Task prompt:
Copy the listing verbatim, excluding any images found in it.

Provided data:
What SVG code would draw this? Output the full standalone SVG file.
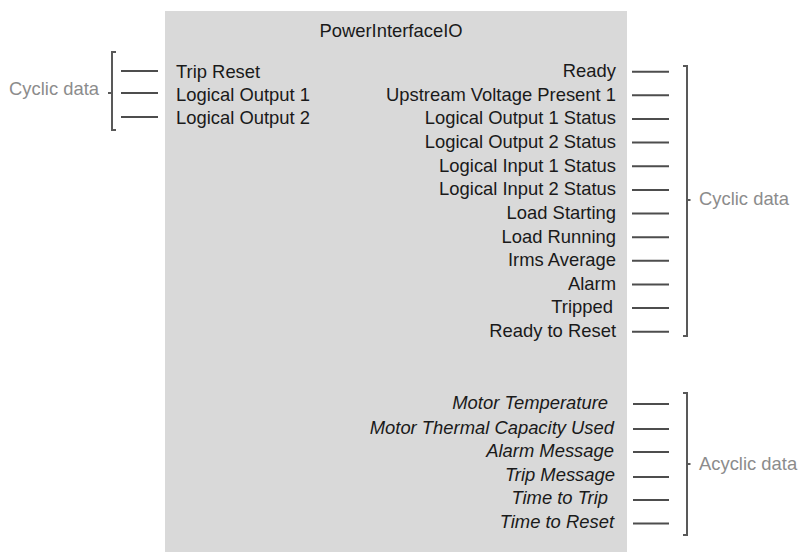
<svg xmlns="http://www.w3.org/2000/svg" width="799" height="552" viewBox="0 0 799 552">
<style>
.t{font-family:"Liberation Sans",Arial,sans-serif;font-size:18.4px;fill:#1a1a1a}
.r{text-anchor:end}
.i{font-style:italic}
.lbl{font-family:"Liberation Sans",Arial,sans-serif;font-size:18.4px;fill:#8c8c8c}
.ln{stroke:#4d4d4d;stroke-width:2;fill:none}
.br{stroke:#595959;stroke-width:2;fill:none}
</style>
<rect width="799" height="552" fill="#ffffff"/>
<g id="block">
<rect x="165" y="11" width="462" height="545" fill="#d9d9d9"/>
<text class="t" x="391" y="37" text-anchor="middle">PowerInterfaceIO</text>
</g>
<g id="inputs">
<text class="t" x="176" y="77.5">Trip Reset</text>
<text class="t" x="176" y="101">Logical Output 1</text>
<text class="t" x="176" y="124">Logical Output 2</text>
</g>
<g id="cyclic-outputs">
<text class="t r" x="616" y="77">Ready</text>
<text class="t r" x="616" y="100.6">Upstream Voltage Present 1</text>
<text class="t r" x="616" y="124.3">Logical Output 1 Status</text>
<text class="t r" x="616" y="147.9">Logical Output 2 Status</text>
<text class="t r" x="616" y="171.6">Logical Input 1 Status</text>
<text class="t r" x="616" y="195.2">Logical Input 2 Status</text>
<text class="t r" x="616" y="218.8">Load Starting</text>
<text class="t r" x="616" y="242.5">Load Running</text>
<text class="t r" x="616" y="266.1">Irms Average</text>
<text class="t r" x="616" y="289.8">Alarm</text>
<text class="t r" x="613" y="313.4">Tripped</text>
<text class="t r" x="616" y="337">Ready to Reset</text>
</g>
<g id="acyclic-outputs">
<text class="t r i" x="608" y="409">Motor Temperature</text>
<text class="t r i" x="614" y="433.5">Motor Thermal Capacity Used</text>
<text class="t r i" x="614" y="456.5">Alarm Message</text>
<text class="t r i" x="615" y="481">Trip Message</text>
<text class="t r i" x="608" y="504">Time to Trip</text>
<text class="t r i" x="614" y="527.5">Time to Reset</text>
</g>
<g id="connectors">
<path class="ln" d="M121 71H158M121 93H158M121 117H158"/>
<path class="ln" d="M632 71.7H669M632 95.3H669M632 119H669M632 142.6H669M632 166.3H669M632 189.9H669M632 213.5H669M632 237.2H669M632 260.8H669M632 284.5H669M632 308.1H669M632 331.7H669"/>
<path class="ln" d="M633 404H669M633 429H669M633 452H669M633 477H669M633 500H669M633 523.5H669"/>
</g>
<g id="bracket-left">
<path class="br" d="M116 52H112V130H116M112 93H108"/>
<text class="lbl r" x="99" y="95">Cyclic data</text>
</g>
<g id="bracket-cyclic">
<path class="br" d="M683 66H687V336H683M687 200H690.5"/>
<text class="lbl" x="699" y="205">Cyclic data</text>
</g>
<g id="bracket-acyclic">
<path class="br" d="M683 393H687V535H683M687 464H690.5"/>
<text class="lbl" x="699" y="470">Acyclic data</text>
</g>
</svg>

The answer:
What SVG code would draw this? Output the full standalone SVG file.
<svg xmlns="http://www.w3.org/2000/svg" width="799" height="552" viewBox="0 0 799 552">
<style>
.t{font-family:"Liberation Sans",Arial,sans-serif;font-size:18.4px;fill:#1a1a1a}
.r{text-anchor:end}
.i{font-style:italic}
.lbl{font-family:"Liberation Sans",Arial,sans-serif;font-size:18.4px;fill:#8c8c8c}
.ln{stroke:#4d4d4d;stroke-width:2;fill:none}
.br{stroke:#595959;stroke-width:2;fill:none}
</style>
<rect width="799" height="552" fill="#ffffff"/>
<g id="block">
<rect x="165" y="11" width="462" height="545" fill="#d9d9d9"/>
<text class="t" x="391" y="37" text-anchor="middle">PowerInterfaceIO</text>
</g>
<g id="inputs">
<text class="t" x="176" y="77.5">Trip Reset</text>
<text class="t" x="176" y="101">Logical Output 1</text>
<text class="t" x="176" y="124">Logical Output 2</text>
</g>
<g id="cyclic-outputs">
<text class="t r" x="616" y="77">Ready</text>
<text class="t r" x="616" y="100.6">Upstream Voltage Present 1</text>
<text class="t r" x="616" y="124.3">Logical Output 1 Status</text>
<text class="t r" x="616" y="147.9">Logical Output 2 Status</text>
<text class="t r" x="616" y="171.6">Logical Input 1 Status</text>
<text class="t r" x="616" y="195.2">Logical Input 2 Status</text>
<text class="t r" x="616" y="218.8">Load Starting</text>
<text class="t r" x="616" y="242.5">Load Running</text>
<text class="t r" x="616" y="266.1">Irms Average</text>
<text class="t r" x="616" y="289.8">Alarm</text>
<text class="t r" x="613" y="313.4">Tripped</text>
<text class="t r" x="616" y="337">Ready to Reset</text>
</g>
<g id="acyclic-outputs">
<text class="t r i" x="608" y="409">Motor Temperature</text>
<text class="t r i" x="614" y="433.5">Motor Thermal Capacity Used</text>
<text class="t r i" x="614" y="456.5">Alarm Message</text>
<text class="t r i" x="615" y="481">Trip Message</text>
<text class="t r i" x="608" y="504">Time to Trip</text>
<text class="t r i" x="614" y="527.5">Time to Reset</text>
</g>
<g id="connectors">
<path class="ln" d="M121 71H158M121 93H158M121 117H158"/>
<path class="ln" d="M632 71.7H669M632 95.3H669M632 119H669M632 142.6H669M632 166.3H669M632 189.9H669M632 213.5H669M632 237.2H669M632 260.8H669M632 284.5H669M632 308.1H669M632 331.7H669"/>
<path class="ln" d="M633 404H669M633 429H669M633 452H669M633 477H669M633 500H669M633 523.5H669"/>
</g>
<g id="bracket-left">
<path class="br" d="M116 52H112V130H116M112 93H108"/>
<text class="lbl r" x="99" y="95">Cyclic data</text>
</g>
<g id="bracket-cyclic">
<path class="br" d="M683 66H687V336H683M687 200H690.5"/>
<text class="lbl" x="699" y="205">Cyclic data</text>
</g>
<g id="bracket-acyclic">
<path class="br" d="M683 393H687V535H683M687 464H690.5"/>
<text class="lbl" x="699" y="470">Acyclic data</text>
</g>
</svg>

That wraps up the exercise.